Seniors Mercer Borris and Jesse Bossingham Receive Watson Fellowships

Borris and Bossingham

Mercer Borris ’16, an engineering major from New York, N.Y., and Jesse Bossingham ’16, an Honors economics and political science major from Clinton, Wis., will receive $30,000 grants to explore their research interests internationally.

Two Swarthmore students are among the highly competitive ranks of this year's Watson Fellows and will follow their research interests across the world.

Mercer Borris ’16, an engineering major from New York, N.Y., and Jesse Bossingham ’16, an Honors economics and political science major from Clinton, Wis., will receive $30,000 grants to explore their interests internationally.

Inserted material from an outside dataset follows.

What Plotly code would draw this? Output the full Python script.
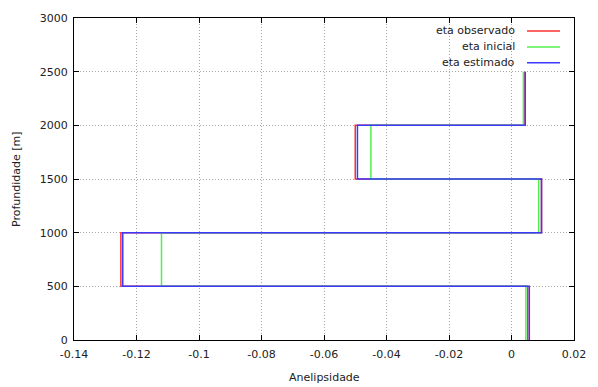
import plotly.graph_objects as go

# Layer boundaries (depth, m)
depths = [0, 500, 1000, 1500, 2000, 2500]
# Anelipsidade per layer (bottom -> top)
eta_observado = [0.0052, -0.125, 0.0096, -0.050, 0.0043]
eta_inicial = [0.0046, -0.112, 0.0087, -0.045, 0.0038]
eta_estimado = [0.0057, -0.1244, 0.0096, -0.0493, 0.0044]

x_ticks = [-0.14, -0.12, -0.1, -0.08, -0.06, -0.04, -0.02, 0, 0.02]
x_ticktext = ["-0.14", "-0.12", "-0.1", "-0.08", "-0.06", "-0.04", "-0.02", "0", "0.02"]
y_ticks = [0, 500, 1000, 1500, 2000, 2500, 3000]

names = ["eta observado", "eta inicial", "eta estimado"]
colors = ["#ff3030", "#50f050", "#3a3aff"]
series = [eta_observado, eta_inicial, eta_estimado]

FONT = "DejaVu Sans"
TXT = "#222222"

fig = go.Figure()
for name, col, vals in zip(names, colors, series):
    xs = list(vals) + [vals[-1]]
    fig.add_trace(go.Scatter(x=xs, y=depths, mode="lines", name=name,
                             line=dict(color=col, width=1.5, shape="vh"),
                             showlegend=False))

# gnuplot-style key (text right-aligned, sample line to the right)
leg_y = [0.960, 0.910, 0.861]
for name, col, yy in zip(names, colors, leg_y):
    fig.add_annotation(x=0.886, y=yy, xref="paper", yref="paper", text=name,
                       showarrow=False, xanchor="right", yanchor="middle",
                       font=dict(family=FONT, size=11, color=TXT))
    fig.add_shape(type="line", xref="paper", yref="paper",
                  x0=0.906, x1=0.972, y0=yy, y1=yy,
                  line=dict(color=col, width=1.5))

axis_common = dict(showline=True, linecolor="#000", linewidth=1, mirror="allticks",
                   ticks="inside", ticklen=5, tickcolor="#000",
                   showgrid=True, gridcolor="#a8a8a8", griddash="1px,2px", gridwidth=1,
                   zeroline=False, tickfont=dict(family=FONT, size=11, color=TXT))

fig.update_xaxes(range=[-0.14, 0.02], tickvals=x_ticks, ticktext=x_ticktext,
                 ticklabelstandoff=4, **axis_common)
fig.update_yaxes(range=[0, 3000], tickvals=y_ticks, ticklabelstandoff=3, **axis_common)

fig.add_annotation(x=0.5, y=-0.1176, xref="paper", yref="paper", text="Anelipsidade",
                   showarrow=False, xanchor="center", yanchor="middle",
                   font=dict(family=FONT, size=11, color=TXT))
fig.add_annotation(x=-0.116, y=0.5, xref="paper", yref="paper", text="Profundidade [m]",
                   showarrow=False, xanchor="center", yanchor="middle", textangle=-90,
                   font=dict(family=FONT, size=11, color=TXT))

fig.update_layout(width=598, height=387, margin=dict(l=74, r=16, t=17, b=47),
                  plot_bgcolor="white", paper_bgcolor="white",
                  font=dict(family=FONT))

fig.write_html("out.html")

Borris’ successful proposal, “Robots and Gizmos: Interfaces of Health,” will take her to Sweden, India, Qatar, Botswana, and Japan. She will examine what makes a country “healthy” and how it relates to the use and acceptance of medical technology — from mobile health solutions to advanced robotics.

“I'm interested in the contrast between urban and rural areas and between different generations,” Borris says. “Is there a correlation between availability of technology and quality of healthcare?"

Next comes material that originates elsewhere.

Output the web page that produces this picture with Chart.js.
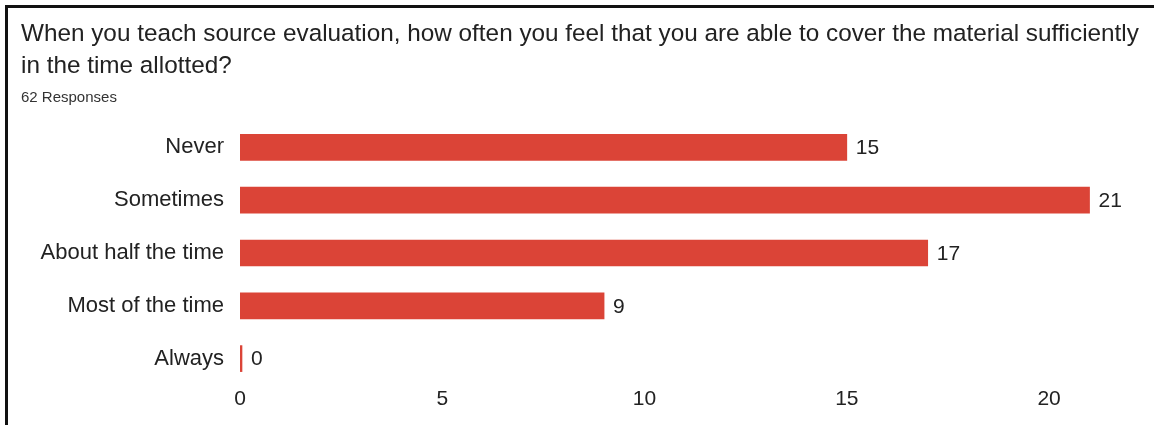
<!DOCTYPE html>
<html>
<head>
<meta charset="utf-8">
<script src="https://cdn.jsdelivr.net/npm/chart.js@4/dist/chart.umd.min.js"></script>
<style>
  html, body { margin: 0; padding: 0; background: #fff; }
  body { width: 1154px; height: 425px; position: relative; overflow: hidden; font-family: "Liberation Sans", Arial, Helvetica, sans-serif; }
  .frame-top { position: absolute; left: 5px; top: 5px; width: 1149px; height: 3px; background: #111; }
  .frame-left { position: absolute; left: 5px; top: 5px; width: 3px; height: 420px; background: #111; }
  .title { position: absolute; left: 21px; top: 17px; font-size: 24.3px; line-height: 32px; color: #222; white-space: nowrap; }
  .sub { position: absolute; left: 21px; top: 89px; font-size: 15px; line-height: 15px; color: #333; }
  #wrap { position: absolute; left: 0; top: 0; width: 1154px; height: 425px; }
</style>
</head>
<body>
<div id="wrap"><canvas id="chart" width="1154" height="425"></canvas></div>
<div class="frame-top"></div>
<div class="frame-left"></div>
<div class="title">When you teach source evaluation, how often you feel that you are able to cover the material sufficiently<br>in the time allotted?</div>
<div class="sub">62 Responses</div>
<script>
// Survey answers and response counts
const categories = ["Never", "Sometimes", "About half the time", "Most of the time", "Always"];
const responses = [15, 21, 17, 9, 0];
const tickValues = [0, 5, 10, 15, 20];

const barColor = "#db4437";
const fontFamily = '"Liberation Sans", Arial, Helvetica, sans-serif';
const fontSize = 21;

// Writes each bar's count just past its end
const valueLabels = {
  id: "valueLabels",
  afterDatasetsDraw(chart) {
    const ctx = chart.ctx;
    const meta = chart.getDatasetMeta(0);
    ctx.save();
    ctx.font = fontSize + "px " + fontFamily;
    ctx.fillStyle = "#222";
    ctx.textAlign = "left";
    ctx.textBaseline = "middle";
    meta.data.forEach((bar, i) => {
      ctx.fillText(String(responses[i]), bar.x + 9, bar.y + 1);
    });
    ctx.restore();
  }
};

new Chart(document.getElementById("chart"), {
  type: "bar",
  data: {
    labels: categories,
    datasets: [{
      data: responses,
      backgroundColor: barColor,
      borderWidth: 0,
      barThickness: 26,
      minBarLength: 2
    }]
  },
  options: {
    indexAxis: "y",
    responsive: false,
    animation: false,
    layout: { padding: { top: 121, right: 24, left: 0, bottom: 0 } },
    plugins: { legend: { display: false }, tooltip: { enabled: false } },
    scales: {
      x: {
        min: 0,
        max: 22,
        grid: { display: false, drawTicks: false },
        border: { display: false },
        afterBuildTicks(scale) {
          scale.ticks = tickValues.map(v => ({ value: v }));
        },
        afterFit(scale) { scale.height = 40; },
        ticks: {
          padding: 2,
          color: "#222",
          font: { family: fontFamily, size: fontSize }
        }
      },
      y: {
        grid: { display: false, drawTicks: false },
        border: { display: false },
        afterFit(scale) { scale.width = 240; },
        ticks: {
          padding: 16,
          color: "#222",
          font: { family: fontFamily, size: 22 }
        }
      }
    }
  },
  plugins: [valueLabels]
});
</script>
</body>
</html>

“If so, I think cultural attitudes towards both health and technology must play a role,” she adds. “As a future engineer, I want to know the anthropological aspect of medical devices, not simply the technical details.”

Bossingham’s topic, “How We Die: A Cross-Cultural Exploration of Dying,” will send him to Ireland, The Netherlands, India, and Botswana. He will analyze cultural approaches to death and end-of-life care around the globe.

“I will interview medical professionals, patients, family members, and clergy about their thoughts on the questions and the process of dying,” Bossingham says, “with an emphasis on how people make their choices.

The Watson Foundation extends these opportunities to “graduates of unusual promise.” It fans fellows across the world to “enhance their capacity for resourcefulness, imagination, openness, and leadership, and to foster their humane and effective participation in the world community.”